**Task input:**
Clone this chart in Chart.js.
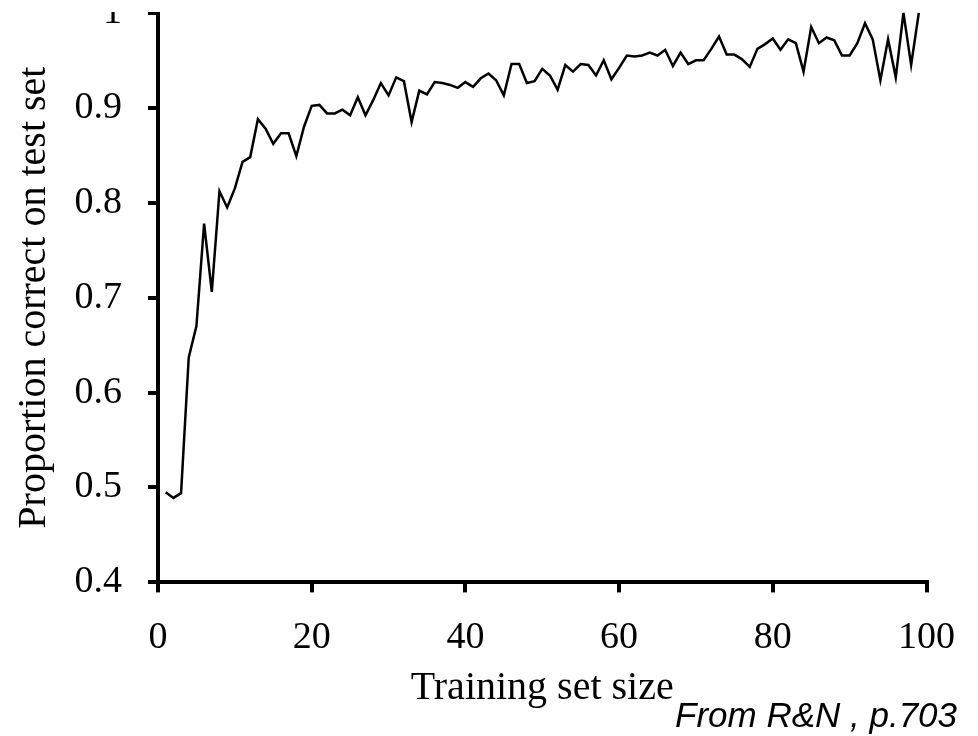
<!DOCTYPE html>
<html>
<head>
<meta charset="utf-8">
<script src="https://cdn.jsdelivr.net/npm/chart.js@4"></script>
<style>
  html, body { margin: 0; padding: 0; background: #fff; }
  body { width: 978px; height: 736px; position: relative; overflow: hidden; }
  #wrap { position: absolute; left: 0; top: 12px; width: 978px; height: 724px; overflow: hidden; }
  #wrap canvas { position: absolute; left: 0; top: -48px; }
  #note { position: absolute; left: 675px; top: 697px; font: italic 35px/1 "Liberation Sans", Arial, sans-serif; color: #000; white-space: nowrap; }
</style>
</head>
<body>
<div id="wrap"><canvas id="curveChart" width="978" height="772"></canvas></div>
<div id="note">From R&amp;N , p.703</div>
<script>
// Learning curve: training set size vs. proportion correct on test set
const sizes = [];
for (let i = 1; i <= 99; i++) sizes.push(i);

const accuracy = [
  0.495, 0.489, 0.494, 0.637, 0.670, 0.778, 0.706, 0.812, 0.795, 0.815,
  0.843, 0.848, 0.888, 0.878, 0.862, 0.873, 0.873, 0.849, 0.880, 0.902,
  0.903, 0.894, 0.894, 0.898, 0.892, 0.911, 0.892, 0.908, 0.926, 0.913,
  0.932, 0.928, 0.885, 0.918, 0.914, 0.927, 0.926, 0.924, 0.921, 0.927,
  0.922, 0.931, 0.936, 0.929, 0.913, 0.946, 0.946, 0.926, 0.928, 0.941,
  0.934, 0.919, 0.945, 0.938, 0.946, 0.945, 0.934, 0.950, 0.930, 0.942,
  0.955, 0.954, 0.955, 0.958, 0.955, 0.961, 0.944, 0.958, 0.946, 0.950,
  0.950, 0.962, 0.975, 0.956, 0.956, 0.951, 0.943, 0.962, 0.967, 0.973,
  0.961, 0.972, 0.968, 0.938, 0.985, 0.968, 0.974, 0.971, 0.955, 0.955,
  0.968, 0.989, 0.972, 0.929, 0.972, 0.932, 1.000, 0.945, 1.000
];

const xTickLabels = ['0', '20', '40', '60', '80', '100'];
const yTickLabels = ['0.4', '0.5', '0.6', '0.7', '0.8', '0.9', '1'];

const serifFamily = '"Liberation Serif", "Times New Roman", serif';
const tickFont = { family: serifFamily, size: 38, lineHeight: 1.2 };
const titleFont = { family: serifFamily, size: 40, lineHeight: 1 };

const ctx = document.getElementById('curveChart').getContext('2d');
const curveChart = new Chart(ctx, {
    type: 'line',
    data: {
        datasets: [{
            data: sizes.map((s, i) => ({ x: s, y: accuracy[i] })),
            borderColor: '#000',
            borderWidth: 2.5,
            pointRadius: 0,
            tension: 0,
            fill: false
        }]
    },
    options: {
        responsive: false,
        animation: false,
        layout: { padding: { left: 0, right: 12, top: 0, bottom: 28 } },
        plugins: {
            legend: { display: false },
            tooltip: { enabled: false }
        },
        scales: {
            x: {
                type: 'linear',
                min: 0,
                max: 100,
                border: { display: true, color: '#000', width: 4 },
                grid: { drawOnChartArea: false, drawTicks: true, tickLength: 10, lineWidth: 4, color: '#000' },
                ticks: {
                    stepSize: 20,
                    color: '#000',
                    font: tickFont,
                    padding: 23,
                    maxRotation: 0,
                    callback: (v, i) => xTickLabels[i]
                },
                title: {
                    display: true,
                    text: 'Training set size',
                    color: '#000',
                    font: titleFont,
                    padding: { top: -16, bottom: 0 }
                }
            },
            y: {
                min: 0.4,
                max: 1.0,
                border: { display: true, color: '#000', width: 4 },
                grid: { drawOnChartArea: false, drawTicks: true, tickLength: 10, lineWidth: 4, color: '#000' },
                ticks: {
                    stepSize: 0.1,
                    color: '#000',
                    font: tickFont,
                    padding: 26,
                    callback: (v, i) => yTickLabels[i]
                },
                title: {
                    display: true,
                    text: 'Proportion correct on test set',
                    color: '#000',
                    font: titleFont,
                    padding: { top: 14, bottom: 0 }
                },
                afterFit: (scale) => { scale.width = 158; }
            }
        }
    }
});
</script>
</body>
</html>
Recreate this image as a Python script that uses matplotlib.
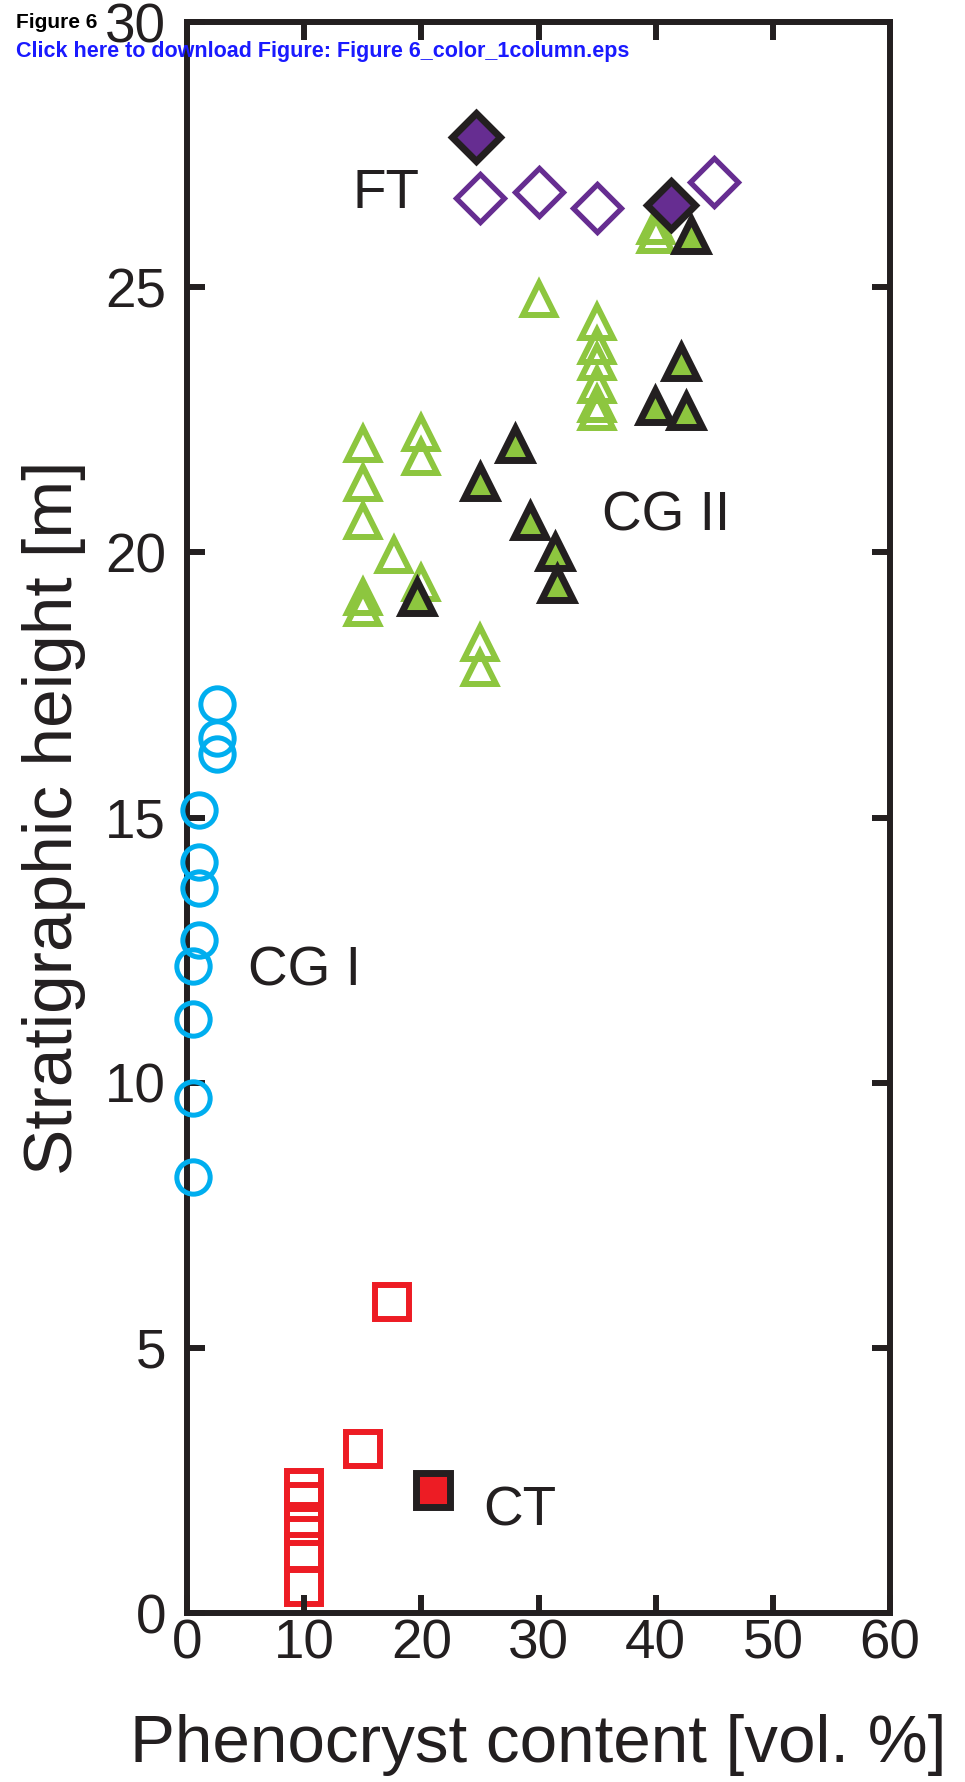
import matplotlib
matplotlib.use("Agg")
import matplotlib.pyplot as plt

plt.rcParams['font.family'] = ['Liberation Sans', 'DejaVu Sans']

# CG I (blue open circles)
cg1_x = [2.6, 2.6, 2.6, 1.0, 1.0, 1.0, 1.0, 0.5, 0.5, 0.5, 0.5]
cg1_y = [17.15, 16.5, 16.2, 15.15, 14.17, 13.67, 12.69, 12.2, 11.2, 9.72, 8.23]

# CG II open (light green triangles)
cg2_open_x = [15, 15, 15, 15, 15, 17.7, 20, 20, 20, 25, 25, 30,
              35, 35, 35, 35, 35, 35, 40, 40]
cg2_open_y = [22.05, 21.3, 20.6, 19.15, 18.95, 19.95, 22.25, 21.8, 19.42, 18.29, 17.83, 24.78,
              24.35, 23.9, 23.6, 23.15, 22.8, 22.65, 26.16, 25.99]

# CG II filled (green triangles, black edge)
cg2_fill_x = [19.6, 25.0, 28.0, 29.3, 31.4, 31.6, 39.9, 42.2, 42.6, 43.0]
cg2_fill_y = [19.15, 21.32, 22.05, 20.6, 20.0, 19.4, 22.77, 23.6, 22.67, 25.98]

# FT (purple diamonds)
ft_open_x = [25, 30, 35, 45]
ft_open_y = [26.68, 26.79, 26.49, 26.99]
ft_fill_x = [24.7, 41.3]
ft_fill_y = [27.83, 26.56]

# CT (red squares)
ct_open_x = [10, 10, 10, 10, 10, 15, 17.5]
ct_open_y = [2.35, 2.1, 1.65, 1.15, 0.5, 3.09, 5.86]
ct_fill_x = [21]
ct_fill_y = [2.32]

labels = ["FT", "CG II", "CG I", "CT"]
label_x = [17.0, 40.9, 10.0, 28.4]
label_y = [26.5, 20.42, 11.83, 1.66]

black = '#231F20'
green = '#8DC63F'
purple = '#662D91'
red = '#ED1C24'
cyan = '#00AEEF'

fig = plt.figure(figsize=(9.65, 17.82), dpi=100)
ax = fig.add_axes([0.1938, 0.0948, 0.7285, 0.8928])
ax.set_axisbelow(False)

ax.plot(ct_open_x, ct_open_y, 's', ms=24.5, mfc='none', mec=red, mew=4.3, zorder=2, clip_on=False)
ax.plot(ct_fill_x, ct_fill_y, 's', ms=24, mfc=red, mec=black, mew=5, zorder=2, clip_on=False)
ax.plot(cg1_x, cg1_y, 'o', ms=24, mfc='none', mec=cyan, mew=3.6, zorder=3, clip_on=False)
ax.plot(cg2_open_x, cg2_open_y, '^', ms=23.5, mfc='none', mec=green, mew=4.3, zorder=2)
ax.plot(cg2_fill_x, cg2_fill_y, '^', ms=23, mfc=green, mec=black, mew=5, zorder=2.1)
ax.plot(ft_open_x, ft_open_y, 'D', ms=24.5, mfc='none', mec=purple, mew=3.8, zorder=2.2)
ax.plot(ft_fill_x, ft_fill_y, 'D', ms=24, mfc=purple, mec=black, mew=5, zorder=2.3)

for t, x, y in zip(labels, label_x, label_y):
    ax.text(x, y, t, fontsize=39.5, color=black, ha='center', va='baseline')

ax.set_xlim(0, 60)
ax.set_ylim(0, 30)
ax.set_xticks([0, 10, 20, 30, 40, 50, 60])
ax.set_yticks([0, 5, 10, 15, 20, 25, 30])
ax.tick_params(direction='in', length=13, width=4.3, color=black, labelsize=39.5,
               labelcolor=black, top=True, right=True)
ax.tick_params(axis='x', pad=4)
ax.tick_params(axis='y', pad=15)
for s in ax.spines.values():
    s.set_linewidth(4.3)
    s.set_color(black)

ax.set_xlabel("Phenocryst content [vol. %]", fontsize=48.5, color=black, labelpad=31)
ax.set_ylabel("Stratigraphic height [m]", fontsize=50, color=black, labelpad=14)

fig.text(16/965, 1 - 28/1782, "Figure 6", fontsize=15, fontweight='bold', color='black')
fig.text(16/965, 1 - 57/1782, "Click here to download Figure: Figure 6_color_1column.eps",
         fontsize=15.5, fontweight='bold', color='#1A1AFF')

fig.savefig("out.png", dpi=100)
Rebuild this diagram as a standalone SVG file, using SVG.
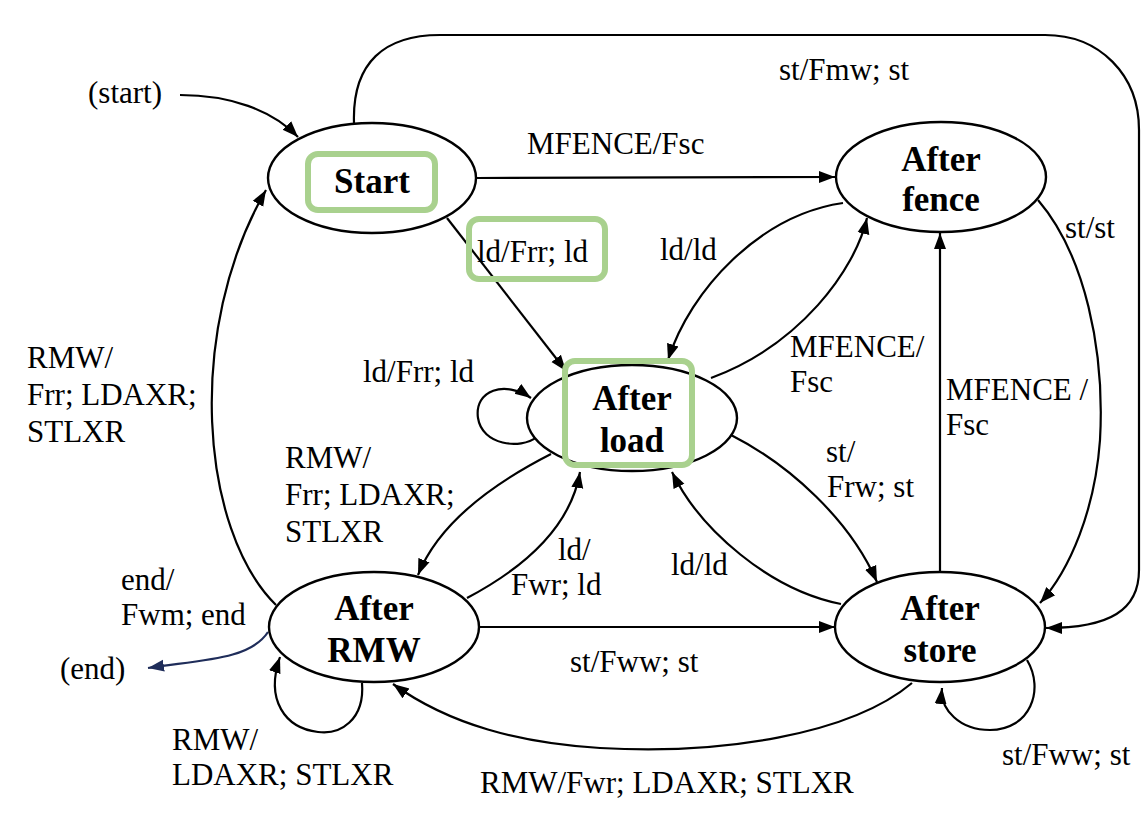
<svg xmlns="http://www.w3.org/2000/svg" width="1141" height="814" viewBox="0 0 1141 814">
<style>
.node ellipse{fill:#fff;stroke:#000;stroke-width:2.4}
.nl{font-family:'Liberation Serif','Times New Roman',Times,'DejaVu Serif',serif;font-weight:bold;font-size:35px;text-anchor:middle;fill:#000}
.lb{font-family:'Liberation Serif','Times New Roman',Times,'DejaVu Serif',serif;font-size:31px;fill:#000}
.e{fill:none;stroke:#000;stroke-width:2.2}
.hl{fill:none;stroke:#a9d18e;stroke-width:6}
</style>
<defs>
<marker id="ah" markerUnits="userSpaceOnUse" markerWidth="18" markerHeight="14" refX="16" refY="6" orient="auto" viewBox="0 0 18 12">
<path d="M0,0 L16,6 L0,12 Z" fill="#000"/>
</marker>
<marker id="ahb" markerUnits="userSpaceOnUse" markerWidth="18" markerHeight="14" refX="16" refY="6" orient="auto" viewBox="0 0 18 12">
<path d="M0,0 L16,6 L0,12 Z" fill="#1f2d5a"/>
</marker>
</defs>
<rect width="1141" height="814" fill="#fff"/>
<g id="connectors">
<path class="e" d="M180,95 C230,95 272,110 298,137" marker-end="url(#ah)"/>
<path class="e" d="M477,178 L835,177" marker-end="url(#ah)"/>
<path class="e" d="M447,218 L566,371" marker-end="url(#ah)"/>
<path class="e" d="M354,123 C352,62 385,35 440,35 L1045,35 C1100,35 1139,75 1139,130 L1139,570 C1139,610 1110,628 1046,628" marker-end="url(#ah)"/>
<path class="e" d="M1038,200 C1085,255 1105,350 1100,440 C1095,510 1070,570 1040,603" marker-end="url(#ah)"/>
<path class="e" d="M940,572 L940,233" marker-end="url(#ah)"/>
<path class="e" d="M711,378 C800,345 855,270 867,218" marker-end="url(#ah)"/>
<path class="e" d="M843,203 C760,215 690,290 668,360" marker-end="url(#ah)"/>
<path class="e" d="M537,437 C520,450 482,445 478,418 C474,390 505,380 531,398" marker-end="url(#ah)"/>
<path class="e" d="M551,454 C500,480 440,520 418,575" marker-end="url(#ah)"/>
<path class="e" d="M467,598 C520,570 570,530 580,472" marker-end="url(#ah)"/>
<path class="e" d="M731,435 C790,465 850,520 877,582" marker-end="url(#ah)"/>
<path class="e" d="M841,604 C770,590 700,530 672,472" marker-end="url(#ah)"/>
<path class="e" d="M479,627 L835,627" marker-end="url(#ah)"/>
<path class="e" d="M912,683 C850,735 720,755 600,748 C520,743 450,725 393,684" marker-end="url(#ah)"/>
<path class="e" d="M276,605 C200,530 185,330 266,190" marker-end="url(#ah)"/>
<path class="e" d="M362,683 C365,720 340,735 318,732 C285,728 265,700 280,657" marker-end="url(#ah)"/>
<path class="e" d="M1027,660 C1045,690 1030,730 990,730 C960,730 940,710 942,688" marker-end="url(#ah)"/>
<path d="M268,632 C250,660 200,660 148,668" fill="none" stroke="#1f2d5a" stroke-width="2.2" marker-end="url(#ahb)"/>
</g>
<g id="labels">
<text class="lb" x="88" y="103">(start)</text>
<text class="lb" x="779" y="80">st/Fmw; st</text>
<text class="lb" x="527" y="154">MFENCE/Fsc</text>
<text class="lb" x="477" y="262">ld/Frr; ld</text>
<text class="lb" x="660" y="260">ld/ld</text>
<text class="lb" x="1065" y="238">st/st</text>
<text class="lb" x="790" y="357">MFENCE/</text>
<text class="lb" x="790" y="392">Fsc</text>
<text class="lb" x="946" y="400">MFENCE /</text>
<text class="lb" x="946" y="435">Fsc</text>
<text class="lb" x="363" y="382">ld/Frr; ld</text>
<text class="lb" x="27" y="368">RMW/</text>
<text class="lb" x="27" y="405">Frr; LDAXR;</text>
<text class="lb" x="27" y="442">STLXR</text>
<text class="lb" x="285" y="468">RMW/</text>
<text class="lb" x="285" y="505">Frr; LDAXR;</text>
<text class="lb" x="285" y="542">STLXR</text>
<text class="lb" x="558" y="560">ld/</text>
<text class="lb" x="511" y="595">Fwr; ld</text>
<text class="lb" x="826" y="462">st/</text>
<text class="lb" x="827" y="497">Frw; st</text>
<text class="lb" x="671" y="575">ld/ld</text>
<text class="lb" x="121" y="590">end/</text>
<text class="lb" x="121" y="625">Fwm; end</text>
<text class="lb" x="60" y="679">(end)</text>
<text class="lb" x="570" y="672">st/Fww; st</text>
<text class="lb" x="172" y="750">RMW/</text>
<text class="lb" x="172" y="785">LDAXR; STLXR</text>
<text class="lb" x="480" y="793">RMW/Fwr; LDAXR; STLXR</text>
<text class="lb" x="1002" y="765">st/Fww; st</text>
</g>
<g id="start">
<g class="node"><ellipse cx="372" cy="178" rx="104" ry="55"/></g>
<text class="nl" x="372" y="193">Start</text>
</g>
<g id="after-fence">
<g class="node"><ellipse cx="941" cy="177" rx="105" ry="55"/></g>
<text class="nl" x="941" y="171">After</text>
<text class="nl" x="941" y="211">fence</text>
</g>
<g id="after-load">
<g class="node"><ellipse cx="632" cy="418" rx="105" ry="53"/></g>
<text class="nl" x="632" y="410">After</text>
<text class="nl" x="632" y="452">load</text>
</g>
<g id="after-rmw">
<g class="node"><ellipse cx="374" cy="627" rx="105" ry="55"/></g>
<text class="nl" x="374" y="620">After</text>
<text class="nl" x="374" y="662">RMW</text>
</g>
<g id="after-store">
<g class="node"><ellipse cx="940" cy="627" rx="105" ry="55"/></g>
<text class="nl" x="940" y="620">After</text>
<text class="nl" x="940" y="662">store</text>
</g>
<g id="highlights">
<rect class="hl" x="308" y="154" width="127" height="56" rx="10"/>
<rect class="hl" x="469" y="219" width="136" height="60" rx="10"/>
<rect class="hl" x="565" y="361" width="127" height="104" rx="10"/>
</g>
</svg>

**Do this:** Among the entries above, take the lines from the one with "Recreate this image" through the one with "ax.set_axisbelow(False)" and retype them exactly, leaving out the pictures.

**Complete output:**
Recreate this image as a Python script that uses matplotlib.
import matplotlib
matplotlib.use("Agg")
import matplotlib.pyplot as plt

plt.rcParams['font.family'] = ['Liberation Sans', 'DejaVu Sans']

# CG I (blue open circles)
cg1_x = [2.6, 2.6, 2.6, 1.0, 1.0, 1.0, 1.0, 0.5, 0.5, 0.5, 0.5]
cg1_y = [17.15, 16.5, 16.2, 15.15, 14.17, 13.67, 12.69, 12.2, 11.2, 9.72, 8.23]

# CG II open (light green triangles)
cg2_open_x = [15, 15, 15, 15, 15, 17.7, 20, 20, 20, 25, 25, 30,
              35, 35, 35, 35, 35, 35, 40, 40]
cg2_open_y = [22.05, 21.3, 20.6, 19.15, 18.95, 19.95, 22.25, 21.8, 19.42, 18.29, 17.83, 24.78,
              24.35, 23.9, 23.6, 23.15, 22.8, 22.65, 26.16, 25.99]

# CG II filled (green triangles, black edge)
cg2_fill_x = [19.6, 25.0, 28.0, 29.3, 31.4, 31.6, 39.9, 42.2, 42.6, 43.0]
cg2_fill_y = [19.15, 21.32, 22.05, 20.6, 20.0, 19.4, 22.77, 23.6, 22.67, 25.98]

# FT (purple diamonds)
ft_open_x = [25, 30, 35, 45]
ft_open_y = [26.68, 26.79, 26.49, 26.99]
ft_fill_x = [24.7, 41.3]
ft_fill_y = [27.83, 26.56]

# CT (red squares)
ct_open_x = [10, 10, 10, 10, 10, 15, 17.5]
ct_open_y = [2.35, 2.1, 1.65, 1.15, 0.5, 3.09, 5.86]
ct_fill_x = [21]
ct_fill_y = [2.32]

labels = ["FT", "CG II", "CG I", "CT"]
label_x = [17.0, 40.9, 10.0, 28.4]
label_y = [26.5, 20.42, 11.83, 1.66]

black = '#231F20'
green = '#8DC63F'
purple = '#662D91'
red = '#ED1C24'
cyan = '#00AEEF'

fig = plt.figure(figsize=(9.65, 17.82), dpi=100)
ax = fig.add_axes([0.1938, 0.0948, 0.7285, 0.8928])
ax.set_axisbelow(False)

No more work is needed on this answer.